The first picture I
saw this morning was taken at Hovenweep, six prehistoric villages on the border
of Colorado and Utah, and showed the “the moon giving way to the morning sun.”
In my sleepy state,
on the border of dreaming and waking, before my decaf Sumatra and warm
croissant with olallieberry preserves, I started wondering about the idea of
giving way—my dreamy morning hours giving way to rain and midday obligations,
winter beginning to give way to spring, and everywhere, examples of this
continuity which makes up life.
The meaning of it,
giving way, is ceding, passing the baton or the torch, letting the other have
its turn.
But beyond that,
giving way is allowing passage, enabling a journey, leading to or even
carrying. The stairs give
way. A train gives way, as does a
horse, a mule descending the Pololu Valley, or a donkey climbing the steep rise
of Santorini with its sheer white cliffs.

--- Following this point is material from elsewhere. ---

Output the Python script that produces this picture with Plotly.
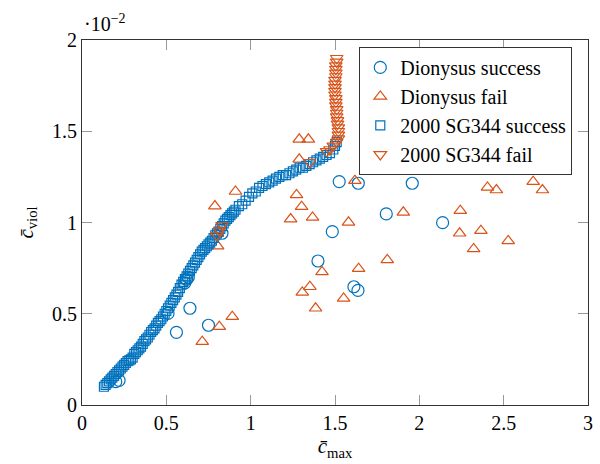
import plotly.graph_objects as go

# y values are in units of 1e-2 (axis shows "·10^-2")
dio_success_x = [0.20, 0.22, 0.51, 0.56, 0.64, 0.75, 0.62, 0.63, 0.61, 0.83,
                 1.525, 1.638, 1.958, 1.804, 2.138, 1.484, 1.399, 1.612, 1.636]
dio_success_y = [0.128, 0.135, 0.502, 0.398, 0.53, 0.437, 0.689, 0.70, 0.67, 0.941,
                 1.224, 1.215, 1.215, 1.047, 0.999, 0.950, 0.789, 0.648, 0.628]

dio_fail_x = [0.788, 0.804, 0.891, 0.814, 0.713, 0.91, 1.288, 1.342, 1.272, 1.302,
              1.288, 1.237, 1.367, 1.618, 1.580, 1.905, 1.810, 1.640, 1.423, 1.351,
              1.306, 1.551, 1.385, 2.404, 2.457, 2.675, 2.730, 2.243, 2.239, 2.365,
              2.527, 2.322, 0.803]
dio_fail_y = [1.090, 0.871, 0.484, 0.429, 0.347, 1.17, 1.456, 1.456, 1.151, 1.087,
              1.346, 1.019, 1.028, 1.229, 1.001, 1.056, 0.795, 0.747, 0.729, 0.648,
              0.617, 0.584, 0.530, 1.192, 1.178, 1.224, 1.178, 1.065, 0.941, 0.955,
              0.899, 0.855, 0.94]

sg_success_x = [0.13, 0.14, 0.15, 0.16, 0.17, 0.18, 0.19, 0.20, 0.21, 0.22, 0.23, 0.24,
                0.25, 0.26, 0.27, 0.28, 0.29, 0.30, 0.31, 0.32, 0.33, 0.34, 0.35, 0.36,
                0.37, 0.38, 0.39, 0.40, 0.41, 0.42, 0.43, 0.44, 0.45, 0.46, 0.47, 0.48,
                0.49, 0.50, 0.51, 0.52, 0.53, 0.54, 0.55, 0.56, 0.57, 0.58, 0.59, 0.60,
                0.61, 0.62, 0.63, 0.64, 0.65, 0.66, 0.67, 0.68, 0.69, 0.70, 0.71, 0.72,
                0.73, 0.74, 0.75, 0.76, 0.77, 0.78, 0.79, 0.80, 0.81, 0.82, 0.83, 0.84,
                0.85, 0.86, 0.87, 0.88, 0.89, 0.90, 0.91, 0.93, 0.95, 0.97, 0.99, 1.01,
                1.03, 1.05, 1.07, 1.09, 1.11, 1.13, 1.15, 1.17, 1.19, 1.21, 1.23, 1.25,
                1.27, 1.29, 1.31, 1.33, 1.35, 1.37, 1.39, 1.41, 1.43, 1.45, 1.47, 1.49,
                1.50, 1.51]
sg_success_y = [0.10, 0.11, 0.12, 0.13, 0.14, 0.15, 0.16, 0.17, 0.18, 0.19, 0.20, 0.21,
                0.22, 0.23, 0.24, 0.245, 0.25, 0.26, 0.28, 0.29, 0.30, 0.31, 0.32, 0.335,
                0.35, 0.36, 0.37, 0.385, 0.40, 0.41, 0.42, 0.435, 0.45, 0.46, 0.47, 0.485,
                0.50, 0.515, 0.53, 0.545, 0.56, 0.575, 0.59, 0.605, 0.62, 0.64, 0.66, 0.675,
                0.69, 0.705, 0.72, 0.735, 0.75, 0.765, 0.78, 0.795, 0.81, 0.825, 0.84, 0.85,
                0.86, 0.87, 0.88, 0.89, 0.90, 0.915, 0.93, 0.94, 0.95, 0.965, 0.98, 0.995,
                1.01, 1.02, 1.03, 1.04, 1.05, 1.06, 1.07, 1.09, 1.10, 1.12, 1.14, 1.16,
                1.17, 1.19, 1.20, 1.21, 1.22, 1.23, 1.24, 1.25, 1.26, 1.26, 1.27, 1.28,
                1.29, 1.30, 1.30, 1.31, 1.32, 1.33, 1.34, 1.35, 1.36, 1.37, 1.38, 1.40,
                1.42, 1.44]

sg_fail_x = [0.80, 0.815, 0.83, 1.35, 1.45, 1.47, 1.49, 1.51, 1.52, 1.52, 1.52, 1.52,
             1.515, 1.515, 1.51, 1.51, 1.51, 1.505, 1.505, 1.505, 1.50, 1.50, 1.50, 1.50,
             1.50, 1.505, 1.505, 1.505, 1.505, 1.51, 1.51]
sg_fail_y = [0.93, 0.955, 0.985, 1.33, 1.39, 1.40, 1.42, 1.44, 1.46, 1.48, 1.50, 1.52,
             1.54, 1.56, 1.58, 1.60, 1.62, 1.64, 1.66, 1.68, 1.70, 1.72, 1.74, 1.76,
             1.78, 1.80, 1.82, 1.84, 1.86, 1.88, 1.90]

tick_vals = [0, 0.5, 1, 1.5, 2, 2.5, 3]
x_tick_text = ["0", "0.5", "1", "1.5", "2", "2.5", "3"]
y_tick_vals = [0, 0.5, 1, 1.5, 2]
y_tick_text = ["0", "0.5", "1", "1.5", "2"]

BLUE = "#0072BD"
ORANGE = "#D95319"
FONT = "Liberation Serif"

fig = go.Figure()
fig.add_trace(go.Scatter(x=dio_success_x, y=dio_success_y, mode="markers",
                         name="Dionysus success",
                         marker=dict(symbol="circle-open", size=12, color=BLUE,
                                     line=dict(width=1.2, color=BLUE))))
fig.add_trace(go.Scatter(x=dio_fail_x, y=dio_fail_y, mode="markers",
                         name="Dionysus fail",
                         marker=dict(symbol="triangle-up-open", size=11, color=ORANGE,
                                     line=dict(width=1.2, color=ORANGE))))
fig.add_trace(go.Scatter(x=sg_success_x, y=sg_success_y, mode="markers",
                         name="2000 SG344 success",
                         marker=dict(symbol="square-open", size=9, color=BLUE,
                                     line=dict(width=1.2, color=BLUE))))
fig.add_trace(go.Scatter(x=sg_fail_x, y=sg_fail_y, mode="markers",
                         name="2000 SG344 fail",
                         marker=dict(symbol="triangle-down-open", size=11, color=ORANGE,
                                     line=dict(width=1.2, color=ORANGE))))

axis_common = dict(showline=True, linecolor="#333", linewidth=1.2, mirror="ticks",
                   ticks="inside", ticklen=10, tickcolor="#999", tickwidth=1,
                   showgrid=False, zeroline=False, automargin=False,
                   tickfont=dict(family=FONT, size=20, color="black"))

fig.update_layout(
    width=600, height=464,
    margin=dict(l=82, r=12, t=40, b=59, autoexpand=False),
    paper_bgcolor="white", plot_bgcolor="white",
    font=dict(family=FONT, size=20, color="black"),
    xaxis=dict(range=[0, 3], tickvals=tick_vals, ticktext=x_tick_text,
               title=dict(text="<i>c̄</i><sub>max</sub>", standoff=4,
                          font=dict(family=FONT, size=21)),
               **axis_common),
    yaxis=dict(range=[0, 2], tickvals=y_tick_vals, ticktext=y_tick_text,
               title=dict(text="<i>c̄</i><sub>viol</sub>", standoff=12,
                          font=dict(family=FONT, size=21)),
               **axis_common),
    legend=dict(x=0.548, y=0.981, xanchor="left", yanchor="top",
                bordercolor="#333", borderwidth=1, bgcolor="white",
                font=dict(family=FONT, size=20), itemwidth=30, tracegroupgap=0),
    showlegend=True,
)

fig.add_annotation(text="·10<sup>−2</sup>", xref="paper", yref="paper",
                   x=0.0, y=1.0, xanchor="left", yanchor="bottom", yshift=3,
                   showarrow=False, font=dict(family=FONT, size=20))

fig.write_html("out.html", config={"displayModeBar": False},
               post_script="document.body.style.margin='0';document.body.style.padding='0';")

A wheelchair, graciously, gives way to those whose only way is that.
And in a further
sense of that, the spritual, it’s causing or inspiring a creative path. Claude Monet wrote “I perhaps owe
having become a painter to flowers.”
The flowers by their very nature gave way to Monet’s paintings of them,
which in turn give way to the viewer’s pleasure, sharing the flowers.
The meaning of that
first moon and sun “giving way” is yielding, but that, too, has several sides. Yielding as in letting someone else go
ahead of you, as in losing yourself to temptation (both implying a kind of
lessening of self, a ceding of one’s place in the landscape or moral world);
but also as in producing—offering—yielding fruit or flowers or some other rich and generous bounty. Giving of yourself to
others, to the world, with natural and voluntary grace. Not losing anything, but gaining
everything.
Finally, the giving way reminds me of the Navajo Blessing Way and Beauty Way, another way of healing and of finding harmony.